O Fogo de São Elmo também se move, mas o faz somente ao longo de um condutor, e chega às vezes a pulsar durante o movimento, mas não se liberta do condutor. Assim não realiza movimentos comuns ao raio globular. De qualquer forma quando o raio globular eventualmente se comporta como o Fogo de São Elmo ele se parece com a mitológica Mãe do Ouro: Uma bola de fogo que gera ouro ou é atraída para lugares onde existem veios de ouro (um excelente metal condutor) onde pousa e é seguida por mineiros sortudos. Esta lenda do folclore brasileiro surgiu, provavelmente, no auge da época do Ciclo do Ouro (século XVIII), nas regiões auríferas (Minas Gerais, Goiás e Bahia).

Notas:

[1] WOLFERT, Ira. “O Raio. Terrível e Salvador”. Em: O ASSOMBROSO MUNDO DA NATUREZA: Suas maravilhas e mistérios. Lisboa, Seleções do Reader’s Digest, 1976, p 299; WELFARE, Simon & FAIRLEY, John. O Mundo Misterioso de Arthur C. Clarke. Trd. Ruy Jungman. Rio de Janeiro, Francisco Alves, 1982, p 207.

[2] WOLFERT, Ira. “O Raio. Terrível e Salvador”. Em: O ASSOMBROSO MUNDO DA NATUREZA: Suas maravilhas e mistérios. Lisboa, Seleções do Reader’s Digest, 1976, p 299.

[3] Arthur C. Clarke assegura que Clara Greenlee e seu marido viram uma bola de fogo vermelho-alaranjada atravessar a parede de concreto do quintal de sua casa em Crystal River, Flórida. Do tamanho de uma bola de basquetebol, ela rolou pelo chão; a Sra. Greenlee bateu nela com o mata-mosca, que por acaso tinha na mão. A bola explodiu com o som de tiro de espingarda. (WELFARE, Simon & FAIRLEY, John. O Mundo Misterioso de Arthur C. Clarke. Trd. Ruy Jungman. Rio de Janeiro, Francisco Alves, 1982, p 208).

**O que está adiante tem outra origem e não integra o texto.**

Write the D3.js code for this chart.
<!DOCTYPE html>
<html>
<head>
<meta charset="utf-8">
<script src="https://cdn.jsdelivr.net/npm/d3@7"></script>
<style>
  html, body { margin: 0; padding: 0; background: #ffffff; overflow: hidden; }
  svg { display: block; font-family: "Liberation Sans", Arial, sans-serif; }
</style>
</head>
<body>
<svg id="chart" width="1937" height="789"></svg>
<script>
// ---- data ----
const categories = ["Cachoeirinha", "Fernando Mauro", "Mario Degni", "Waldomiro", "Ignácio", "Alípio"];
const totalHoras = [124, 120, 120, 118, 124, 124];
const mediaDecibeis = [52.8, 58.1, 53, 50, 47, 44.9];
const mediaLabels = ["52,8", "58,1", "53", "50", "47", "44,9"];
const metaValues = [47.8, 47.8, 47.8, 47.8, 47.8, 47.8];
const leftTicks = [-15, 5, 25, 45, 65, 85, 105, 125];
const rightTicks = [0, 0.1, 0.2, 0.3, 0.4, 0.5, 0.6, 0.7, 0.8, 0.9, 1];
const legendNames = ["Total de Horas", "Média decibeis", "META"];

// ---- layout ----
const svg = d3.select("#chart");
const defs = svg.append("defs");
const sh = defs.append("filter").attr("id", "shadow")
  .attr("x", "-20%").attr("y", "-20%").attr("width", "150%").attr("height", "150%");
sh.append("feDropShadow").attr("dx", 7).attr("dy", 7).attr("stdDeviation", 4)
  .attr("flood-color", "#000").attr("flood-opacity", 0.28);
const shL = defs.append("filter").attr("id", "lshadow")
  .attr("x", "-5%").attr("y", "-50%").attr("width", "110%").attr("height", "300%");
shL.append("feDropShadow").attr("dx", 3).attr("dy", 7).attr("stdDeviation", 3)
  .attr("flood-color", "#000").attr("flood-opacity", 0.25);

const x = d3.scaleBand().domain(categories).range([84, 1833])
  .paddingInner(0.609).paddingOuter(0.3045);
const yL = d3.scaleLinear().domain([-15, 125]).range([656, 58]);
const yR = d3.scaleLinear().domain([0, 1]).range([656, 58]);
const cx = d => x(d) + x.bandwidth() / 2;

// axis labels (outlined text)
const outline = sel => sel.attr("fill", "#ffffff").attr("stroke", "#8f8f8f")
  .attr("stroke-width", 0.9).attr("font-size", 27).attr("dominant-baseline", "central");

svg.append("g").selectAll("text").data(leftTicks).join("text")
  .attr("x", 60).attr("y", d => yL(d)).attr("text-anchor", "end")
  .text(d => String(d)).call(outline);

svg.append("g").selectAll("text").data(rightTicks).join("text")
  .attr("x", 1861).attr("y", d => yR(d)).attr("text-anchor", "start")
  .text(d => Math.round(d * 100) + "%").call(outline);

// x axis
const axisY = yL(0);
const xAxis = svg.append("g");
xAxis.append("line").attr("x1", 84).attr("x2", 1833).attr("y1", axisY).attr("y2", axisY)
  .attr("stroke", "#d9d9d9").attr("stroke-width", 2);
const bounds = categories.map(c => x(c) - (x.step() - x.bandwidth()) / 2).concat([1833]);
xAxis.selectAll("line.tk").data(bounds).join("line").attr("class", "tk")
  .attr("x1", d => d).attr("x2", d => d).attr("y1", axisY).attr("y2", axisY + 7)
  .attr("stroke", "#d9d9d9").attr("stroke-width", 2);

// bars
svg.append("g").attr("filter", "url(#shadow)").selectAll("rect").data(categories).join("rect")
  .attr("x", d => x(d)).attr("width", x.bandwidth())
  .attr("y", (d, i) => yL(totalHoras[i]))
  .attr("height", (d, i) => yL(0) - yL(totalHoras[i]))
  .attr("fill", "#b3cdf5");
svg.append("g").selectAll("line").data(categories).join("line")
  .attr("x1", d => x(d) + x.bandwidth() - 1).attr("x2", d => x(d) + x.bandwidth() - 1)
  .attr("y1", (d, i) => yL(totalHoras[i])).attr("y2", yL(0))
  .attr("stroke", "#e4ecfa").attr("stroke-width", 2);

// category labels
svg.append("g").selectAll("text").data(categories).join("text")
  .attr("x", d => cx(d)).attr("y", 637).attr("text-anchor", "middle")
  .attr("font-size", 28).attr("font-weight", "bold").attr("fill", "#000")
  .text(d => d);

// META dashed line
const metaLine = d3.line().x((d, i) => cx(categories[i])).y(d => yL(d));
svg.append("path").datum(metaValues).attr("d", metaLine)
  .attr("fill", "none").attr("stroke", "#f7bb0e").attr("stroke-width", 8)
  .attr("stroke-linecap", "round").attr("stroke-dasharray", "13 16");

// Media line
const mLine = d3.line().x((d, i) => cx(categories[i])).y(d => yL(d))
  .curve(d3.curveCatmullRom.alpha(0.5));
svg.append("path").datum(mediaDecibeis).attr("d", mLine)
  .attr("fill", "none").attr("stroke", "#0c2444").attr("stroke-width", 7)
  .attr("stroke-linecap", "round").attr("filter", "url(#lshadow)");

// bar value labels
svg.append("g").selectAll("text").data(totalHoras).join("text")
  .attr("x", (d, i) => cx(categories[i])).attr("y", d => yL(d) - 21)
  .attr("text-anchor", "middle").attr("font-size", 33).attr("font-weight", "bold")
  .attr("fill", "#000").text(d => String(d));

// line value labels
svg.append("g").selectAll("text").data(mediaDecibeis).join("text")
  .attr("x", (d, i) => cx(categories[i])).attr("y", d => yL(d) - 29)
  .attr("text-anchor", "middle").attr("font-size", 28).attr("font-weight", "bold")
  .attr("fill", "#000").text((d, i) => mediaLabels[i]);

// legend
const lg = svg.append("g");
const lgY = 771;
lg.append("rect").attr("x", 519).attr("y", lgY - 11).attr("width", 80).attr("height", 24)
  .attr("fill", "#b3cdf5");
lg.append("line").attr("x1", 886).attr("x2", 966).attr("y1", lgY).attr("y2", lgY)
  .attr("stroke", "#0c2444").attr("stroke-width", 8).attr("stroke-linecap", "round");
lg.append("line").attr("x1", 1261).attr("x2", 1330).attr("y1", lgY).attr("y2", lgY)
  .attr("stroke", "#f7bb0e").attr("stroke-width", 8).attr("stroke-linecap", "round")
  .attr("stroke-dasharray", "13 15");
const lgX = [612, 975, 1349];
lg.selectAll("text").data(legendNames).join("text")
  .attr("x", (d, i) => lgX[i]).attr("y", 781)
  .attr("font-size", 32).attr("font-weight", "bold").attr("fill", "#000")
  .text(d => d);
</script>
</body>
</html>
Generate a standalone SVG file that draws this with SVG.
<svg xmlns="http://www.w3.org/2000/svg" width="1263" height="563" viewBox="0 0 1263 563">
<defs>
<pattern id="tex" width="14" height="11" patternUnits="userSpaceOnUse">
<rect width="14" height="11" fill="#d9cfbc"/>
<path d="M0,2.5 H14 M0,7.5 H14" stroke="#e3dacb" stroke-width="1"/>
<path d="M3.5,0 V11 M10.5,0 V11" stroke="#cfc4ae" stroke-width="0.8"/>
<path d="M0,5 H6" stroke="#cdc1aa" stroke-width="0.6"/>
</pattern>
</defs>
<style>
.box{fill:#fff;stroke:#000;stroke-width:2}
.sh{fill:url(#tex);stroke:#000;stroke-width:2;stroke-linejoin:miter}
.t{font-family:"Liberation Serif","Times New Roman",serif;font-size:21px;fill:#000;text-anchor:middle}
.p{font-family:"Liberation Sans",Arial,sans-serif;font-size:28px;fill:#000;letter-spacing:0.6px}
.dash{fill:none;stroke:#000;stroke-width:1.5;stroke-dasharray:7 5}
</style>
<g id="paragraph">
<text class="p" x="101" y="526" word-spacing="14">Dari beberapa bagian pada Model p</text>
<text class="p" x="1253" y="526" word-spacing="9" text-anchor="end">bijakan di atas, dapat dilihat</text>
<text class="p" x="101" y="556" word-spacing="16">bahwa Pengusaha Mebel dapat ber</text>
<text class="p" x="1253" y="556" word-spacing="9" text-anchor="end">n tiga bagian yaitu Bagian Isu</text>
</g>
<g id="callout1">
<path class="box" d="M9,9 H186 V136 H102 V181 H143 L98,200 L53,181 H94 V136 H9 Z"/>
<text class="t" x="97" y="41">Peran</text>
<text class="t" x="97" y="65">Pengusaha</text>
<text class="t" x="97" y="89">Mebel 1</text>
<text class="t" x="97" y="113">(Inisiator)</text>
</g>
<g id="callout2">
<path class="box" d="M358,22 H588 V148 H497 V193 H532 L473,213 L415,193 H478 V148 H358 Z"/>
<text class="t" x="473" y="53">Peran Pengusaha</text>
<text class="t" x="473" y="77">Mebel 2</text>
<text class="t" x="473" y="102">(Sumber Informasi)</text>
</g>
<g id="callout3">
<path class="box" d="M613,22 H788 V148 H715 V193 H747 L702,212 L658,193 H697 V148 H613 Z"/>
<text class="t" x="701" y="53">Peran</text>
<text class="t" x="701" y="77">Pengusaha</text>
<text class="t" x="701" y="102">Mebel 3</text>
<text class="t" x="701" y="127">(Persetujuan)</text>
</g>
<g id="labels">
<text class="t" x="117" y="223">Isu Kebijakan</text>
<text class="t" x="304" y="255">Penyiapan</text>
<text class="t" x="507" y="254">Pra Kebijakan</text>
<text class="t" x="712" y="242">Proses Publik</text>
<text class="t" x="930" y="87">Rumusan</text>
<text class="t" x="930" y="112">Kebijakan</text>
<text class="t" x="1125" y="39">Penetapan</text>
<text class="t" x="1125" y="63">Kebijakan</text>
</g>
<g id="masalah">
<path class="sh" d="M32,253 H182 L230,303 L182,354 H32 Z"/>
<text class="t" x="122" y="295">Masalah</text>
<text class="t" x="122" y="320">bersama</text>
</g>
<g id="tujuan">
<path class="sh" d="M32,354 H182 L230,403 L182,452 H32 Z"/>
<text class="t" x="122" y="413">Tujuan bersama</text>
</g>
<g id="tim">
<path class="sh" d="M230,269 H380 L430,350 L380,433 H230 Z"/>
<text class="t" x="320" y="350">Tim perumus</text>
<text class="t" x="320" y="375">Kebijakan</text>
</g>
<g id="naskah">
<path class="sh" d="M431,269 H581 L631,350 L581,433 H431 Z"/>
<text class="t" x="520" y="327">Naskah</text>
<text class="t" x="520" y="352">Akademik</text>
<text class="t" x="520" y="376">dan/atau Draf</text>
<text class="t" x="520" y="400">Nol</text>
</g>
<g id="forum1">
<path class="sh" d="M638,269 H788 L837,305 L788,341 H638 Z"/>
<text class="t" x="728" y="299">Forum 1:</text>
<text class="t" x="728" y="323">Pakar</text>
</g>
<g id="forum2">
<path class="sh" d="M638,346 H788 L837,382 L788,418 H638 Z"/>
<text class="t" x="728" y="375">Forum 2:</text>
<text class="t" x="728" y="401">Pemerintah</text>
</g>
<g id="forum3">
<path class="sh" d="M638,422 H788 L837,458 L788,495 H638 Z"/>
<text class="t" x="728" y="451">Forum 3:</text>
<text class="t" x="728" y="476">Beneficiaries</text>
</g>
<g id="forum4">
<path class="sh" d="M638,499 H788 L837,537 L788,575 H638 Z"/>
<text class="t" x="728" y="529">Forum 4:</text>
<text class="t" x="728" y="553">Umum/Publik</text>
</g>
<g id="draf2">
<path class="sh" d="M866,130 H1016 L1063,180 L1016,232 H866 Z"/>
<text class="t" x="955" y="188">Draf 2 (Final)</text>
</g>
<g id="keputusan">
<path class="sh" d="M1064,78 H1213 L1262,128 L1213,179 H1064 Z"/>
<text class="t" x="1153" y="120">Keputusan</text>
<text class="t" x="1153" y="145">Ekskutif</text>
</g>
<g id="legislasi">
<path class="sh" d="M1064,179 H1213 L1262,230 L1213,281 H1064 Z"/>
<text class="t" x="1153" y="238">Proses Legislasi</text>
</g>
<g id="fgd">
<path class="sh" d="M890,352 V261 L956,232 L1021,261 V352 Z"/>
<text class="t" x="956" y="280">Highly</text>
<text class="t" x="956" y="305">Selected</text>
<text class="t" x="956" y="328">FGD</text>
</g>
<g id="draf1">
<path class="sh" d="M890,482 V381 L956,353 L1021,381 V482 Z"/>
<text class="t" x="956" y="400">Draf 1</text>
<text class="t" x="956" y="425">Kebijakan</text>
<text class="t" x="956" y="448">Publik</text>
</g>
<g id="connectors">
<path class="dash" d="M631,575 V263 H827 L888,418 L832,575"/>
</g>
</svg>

[4] WELFARE, Simon & FAIRLEY, John. Obra citada, p 208.

[5] CLARK, Jerome. Enciclopédia do Inexplicável. Trd. José Eduardo Ribeiro Moretzsohn. São Paulo,  Makron, 1997, p 471-472.

[6] WELFARE, Simon & FAIRLEY, John. Obra citada, p 208.

[7] CLARK, Jerome. Obra citada, p 470.

[8] WELFARE, Simon & FAIRLEY, John. Obra citada, p 209.

[9] WELFARE, Simon & FAIRLEY, John. Obra citada, p 207.

[10] WELFARE, Simon & FAIRLEY, John. Obra citada, p 207.

[11] WELFARE, Simon & FAIRLEY, John. Obra citada, p 207.

[12] WELFARE, Simon & FAIRLEY, John. Obra citada, p 207-208.